[Dataset rows]
>>>

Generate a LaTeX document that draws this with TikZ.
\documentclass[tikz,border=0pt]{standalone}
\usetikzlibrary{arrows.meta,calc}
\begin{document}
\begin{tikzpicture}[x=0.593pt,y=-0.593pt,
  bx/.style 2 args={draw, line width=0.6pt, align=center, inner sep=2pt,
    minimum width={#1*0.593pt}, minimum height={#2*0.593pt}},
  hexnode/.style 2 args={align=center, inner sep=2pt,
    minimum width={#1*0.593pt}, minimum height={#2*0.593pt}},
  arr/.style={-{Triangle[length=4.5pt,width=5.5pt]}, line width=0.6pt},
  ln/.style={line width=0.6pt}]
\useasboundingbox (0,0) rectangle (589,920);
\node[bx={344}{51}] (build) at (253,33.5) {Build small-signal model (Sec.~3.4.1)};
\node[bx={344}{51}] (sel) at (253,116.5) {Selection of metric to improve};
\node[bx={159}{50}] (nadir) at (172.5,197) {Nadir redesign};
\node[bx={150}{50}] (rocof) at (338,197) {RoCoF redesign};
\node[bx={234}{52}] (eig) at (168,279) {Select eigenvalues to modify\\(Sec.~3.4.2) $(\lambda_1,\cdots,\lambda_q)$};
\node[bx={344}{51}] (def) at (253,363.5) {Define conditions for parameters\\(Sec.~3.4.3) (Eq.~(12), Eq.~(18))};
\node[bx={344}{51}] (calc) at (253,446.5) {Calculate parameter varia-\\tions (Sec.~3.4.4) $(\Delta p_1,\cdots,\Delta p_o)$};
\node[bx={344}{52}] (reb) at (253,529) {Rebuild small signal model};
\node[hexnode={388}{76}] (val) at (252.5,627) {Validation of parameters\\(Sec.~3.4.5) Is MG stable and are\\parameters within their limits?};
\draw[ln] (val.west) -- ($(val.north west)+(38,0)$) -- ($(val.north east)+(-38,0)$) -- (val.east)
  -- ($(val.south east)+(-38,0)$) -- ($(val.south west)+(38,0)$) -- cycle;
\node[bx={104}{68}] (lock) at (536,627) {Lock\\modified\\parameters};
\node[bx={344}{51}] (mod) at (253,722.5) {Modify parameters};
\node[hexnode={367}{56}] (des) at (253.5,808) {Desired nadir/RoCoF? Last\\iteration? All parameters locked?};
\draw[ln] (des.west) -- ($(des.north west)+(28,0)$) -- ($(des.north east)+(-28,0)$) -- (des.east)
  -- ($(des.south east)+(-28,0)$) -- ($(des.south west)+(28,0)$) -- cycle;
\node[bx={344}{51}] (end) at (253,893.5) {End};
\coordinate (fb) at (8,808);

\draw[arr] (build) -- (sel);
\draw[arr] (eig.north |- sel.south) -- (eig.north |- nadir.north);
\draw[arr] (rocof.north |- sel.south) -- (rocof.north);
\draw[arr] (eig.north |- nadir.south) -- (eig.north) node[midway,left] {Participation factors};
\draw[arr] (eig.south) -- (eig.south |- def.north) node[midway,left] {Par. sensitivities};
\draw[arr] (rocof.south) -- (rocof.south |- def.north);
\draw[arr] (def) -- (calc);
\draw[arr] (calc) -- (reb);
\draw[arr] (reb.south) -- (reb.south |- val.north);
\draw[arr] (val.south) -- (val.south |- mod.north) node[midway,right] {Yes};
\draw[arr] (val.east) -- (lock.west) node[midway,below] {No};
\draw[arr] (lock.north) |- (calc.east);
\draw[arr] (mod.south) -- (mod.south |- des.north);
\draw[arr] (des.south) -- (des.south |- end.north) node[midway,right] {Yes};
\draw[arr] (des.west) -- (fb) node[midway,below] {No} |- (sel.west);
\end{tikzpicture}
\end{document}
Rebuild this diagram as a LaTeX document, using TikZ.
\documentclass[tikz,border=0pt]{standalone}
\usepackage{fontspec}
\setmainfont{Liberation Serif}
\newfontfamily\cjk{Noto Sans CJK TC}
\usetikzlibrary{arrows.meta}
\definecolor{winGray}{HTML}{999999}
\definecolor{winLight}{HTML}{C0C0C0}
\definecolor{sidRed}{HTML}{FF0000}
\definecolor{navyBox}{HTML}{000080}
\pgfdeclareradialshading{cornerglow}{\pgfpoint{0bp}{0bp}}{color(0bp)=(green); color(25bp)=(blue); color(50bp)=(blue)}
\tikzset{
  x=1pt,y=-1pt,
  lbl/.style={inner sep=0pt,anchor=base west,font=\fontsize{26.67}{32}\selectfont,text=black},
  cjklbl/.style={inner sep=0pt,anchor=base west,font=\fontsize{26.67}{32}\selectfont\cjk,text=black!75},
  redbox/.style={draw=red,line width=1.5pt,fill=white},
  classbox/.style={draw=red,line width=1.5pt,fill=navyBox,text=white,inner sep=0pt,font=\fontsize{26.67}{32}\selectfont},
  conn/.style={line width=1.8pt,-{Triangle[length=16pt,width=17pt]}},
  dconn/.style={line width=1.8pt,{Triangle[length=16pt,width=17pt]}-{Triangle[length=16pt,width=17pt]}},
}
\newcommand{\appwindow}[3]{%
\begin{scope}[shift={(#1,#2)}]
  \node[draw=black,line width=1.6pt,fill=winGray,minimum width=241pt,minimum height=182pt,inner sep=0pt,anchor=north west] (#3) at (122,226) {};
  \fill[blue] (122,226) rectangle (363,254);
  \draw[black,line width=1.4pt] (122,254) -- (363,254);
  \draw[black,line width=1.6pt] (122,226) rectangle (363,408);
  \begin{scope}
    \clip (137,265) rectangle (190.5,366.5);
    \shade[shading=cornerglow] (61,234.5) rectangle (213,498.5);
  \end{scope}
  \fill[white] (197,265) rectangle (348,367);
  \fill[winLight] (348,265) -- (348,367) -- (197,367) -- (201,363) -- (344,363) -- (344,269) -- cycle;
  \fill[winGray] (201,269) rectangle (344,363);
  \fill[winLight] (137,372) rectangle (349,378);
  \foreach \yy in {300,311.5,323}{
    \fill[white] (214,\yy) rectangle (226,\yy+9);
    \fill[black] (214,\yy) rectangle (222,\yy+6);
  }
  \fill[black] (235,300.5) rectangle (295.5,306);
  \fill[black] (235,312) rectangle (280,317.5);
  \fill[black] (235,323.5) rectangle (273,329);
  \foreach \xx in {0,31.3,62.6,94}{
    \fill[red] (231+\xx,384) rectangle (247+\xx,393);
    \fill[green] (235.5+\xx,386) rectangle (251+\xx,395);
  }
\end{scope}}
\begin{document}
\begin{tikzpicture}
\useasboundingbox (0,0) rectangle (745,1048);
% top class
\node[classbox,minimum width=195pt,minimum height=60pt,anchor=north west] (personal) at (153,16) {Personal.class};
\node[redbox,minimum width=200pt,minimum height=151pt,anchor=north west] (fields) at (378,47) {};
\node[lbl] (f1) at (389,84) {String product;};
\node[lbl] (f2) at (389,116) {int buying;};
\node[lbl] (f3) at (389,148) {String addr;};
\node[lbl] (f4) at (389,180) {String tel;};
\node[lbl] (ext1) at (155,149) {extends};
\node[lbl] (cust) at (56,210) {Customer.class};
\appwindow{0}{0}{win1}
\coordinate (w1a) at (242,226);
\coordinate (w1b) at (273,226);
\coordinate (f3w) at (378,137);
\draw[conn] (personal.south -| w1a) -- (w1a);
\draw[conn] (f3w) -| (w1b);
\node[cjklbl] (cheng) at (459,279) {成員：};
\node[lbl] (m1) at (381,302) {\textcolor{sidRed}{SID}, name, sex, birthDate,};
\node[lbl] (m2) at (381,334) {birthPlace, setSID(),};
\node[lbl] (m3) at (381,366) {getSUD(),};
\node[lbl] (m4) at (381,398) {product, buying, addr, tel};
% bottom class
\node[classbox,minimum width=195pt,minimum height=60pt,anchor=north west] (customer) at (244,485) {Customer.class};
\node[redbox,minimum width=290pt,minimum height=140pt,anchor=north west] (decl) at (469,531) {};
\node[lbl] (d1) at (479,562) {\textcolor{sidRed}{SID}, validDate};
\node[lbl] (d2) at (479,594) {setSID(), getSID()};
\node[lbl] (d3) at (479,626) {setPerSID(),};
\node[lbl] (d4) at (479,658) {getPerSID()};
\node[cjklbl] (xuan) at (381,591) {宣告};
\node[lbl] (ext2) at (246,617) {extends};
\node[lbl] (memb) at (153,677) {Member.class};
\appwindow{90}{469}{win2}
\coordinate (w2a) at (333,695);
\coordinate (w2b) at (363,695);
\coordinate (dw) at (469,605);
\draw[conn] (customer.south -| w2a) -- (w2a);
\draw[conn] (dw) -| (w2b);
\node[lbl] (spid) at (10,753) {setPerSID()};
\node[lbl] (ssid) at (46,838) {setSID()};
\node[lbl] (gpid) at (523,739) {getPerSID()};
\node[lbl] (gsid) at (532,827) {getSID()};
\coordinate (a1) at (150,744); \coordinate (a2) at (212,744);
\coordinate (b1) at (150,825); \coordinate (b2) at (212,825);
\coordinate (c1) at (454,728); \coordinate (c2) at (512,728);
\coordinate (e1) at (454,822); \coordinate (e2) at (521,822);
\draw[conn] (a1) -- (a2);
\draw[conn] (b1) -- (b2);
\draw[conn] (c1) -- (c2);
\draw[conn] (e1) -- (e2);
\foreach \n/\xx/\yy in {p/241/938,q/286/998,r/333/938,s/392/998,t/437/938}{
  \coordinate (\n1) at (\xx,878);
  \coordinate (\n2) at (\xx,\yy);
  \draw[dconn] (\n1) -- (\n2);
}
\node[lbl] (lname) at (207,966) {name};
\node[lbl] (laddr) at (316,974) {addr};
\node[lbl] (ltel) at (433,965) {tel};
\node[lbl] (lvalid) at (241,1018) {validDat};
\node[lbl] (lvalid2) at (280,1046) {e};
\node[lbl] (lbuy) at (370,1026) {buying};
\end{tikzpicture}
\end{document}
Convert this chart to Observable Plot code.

<<<

### Work to be completed
In the data above, count the lines where the word "LaTeX" appears; reply with the number only.

### Answer for the task
2